E perché non è accaduto?

«Succedeva sempre qualcosa, quando c’era un posto libero in Ferrari io avevo già un accordo, o viceversa. Nel 1978, l’anno del Mondiale, ero a un passo dalla Rossa. Con Chapman mi ero già stretto la mano, quando il Commendatore mi chiamò a Maranello, per dirmi che mi avrebbe dato la prima guida. Gli dissi dell’accordo con Chapman. “Per questo abbiamo gli avvocati”, mi rispose. Sembrava fatta. Poi Chapman e Ferrari si parlarono. Non ho mai saputo cosa si dissero, ma dopo il Commendatore mi chiamò per dirmi “Mario, lascia stare”. Lì mi sono davvero incazzato».

Però non è andata male alla fine, visto che con la Lotus vinse il Mondiale.

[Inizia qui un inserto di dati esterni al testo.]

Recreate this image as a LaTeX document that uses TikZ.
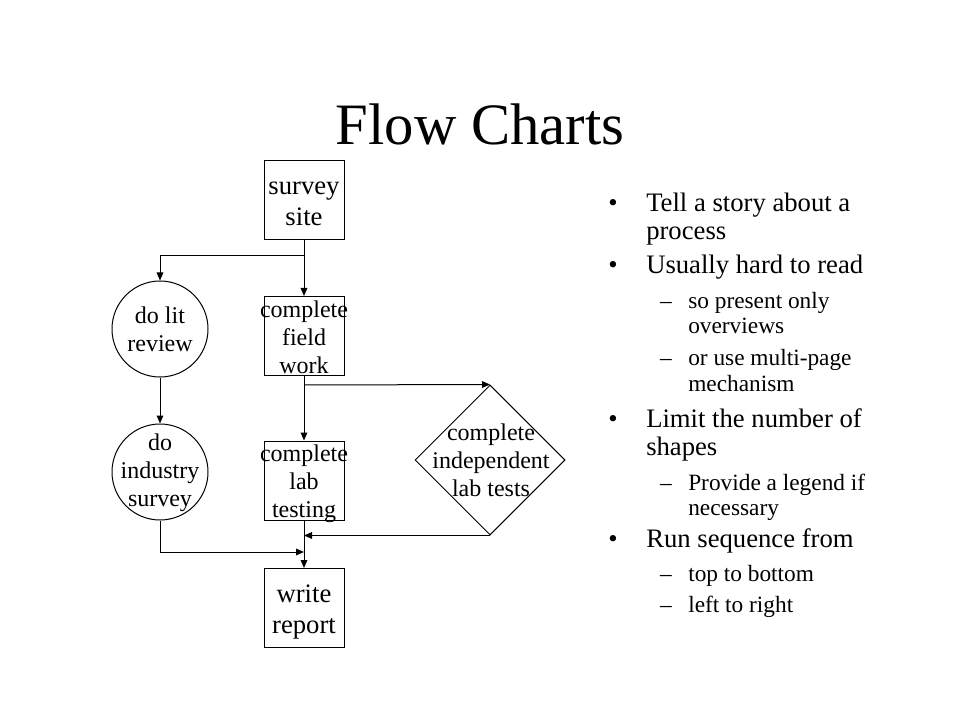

«Sì, ma sono convinto che avrei potuto vincere anche con la Ferrari. Quella stagione lavorai molto sugli assetti, usando sistemi che lo stesso Chapman non ha mai saputo».

Quali sono i ricordi più forti di quegli anni?

«Soprattutto le persone. Vivevamo in un ambiente ristretto: piloti, meccanici, giornalisti... più che amici, una piccola famiglia. Il legame con Clay Ragazzoni e con Ronnie Peterson era molto forte».

Erano tempi migliori?

«Semplicemente i tempi cambiano e anche le corse, come ogni altra cosa, devono evolversi».

Quale vittoria ricorda con maggiore affetto?

(Qui sul volto e nei toni della voce si scorge ben più di un’emozione) «Monza, nel 1977, non ci sono dubbi, perché era la corsa che avevo visto quando avevo 14 anni. Ha sempre avuto un significato particolare quella pista, anche se la ricordo anche per la tragedia di Ronnie (nel 1978 Peterson perse la vita dopo un incidente, ndr)».

E la vittoria mancata?

«Monte Carlo. Lì mi sentivo molto a mio agio, anche se tutti dicevano che il circuito non era adatto a me. Non ho avuto fortuna, certe volte per problemi banali. Un anno, quando credevo di avere la vittoria in pugno, mi ritrovai a fare una doccia d’olio per un guasto al motore».

E a un ragazzo che volesse seguire le sue orme che consiglio darebbe?

«Mai scoraggiarsi. Ci saranno sempre molti ostacoli, ma non bisogna arrendersi e cercare di superarli. Ma questo vale per tutto nella vita, non solo per le corse».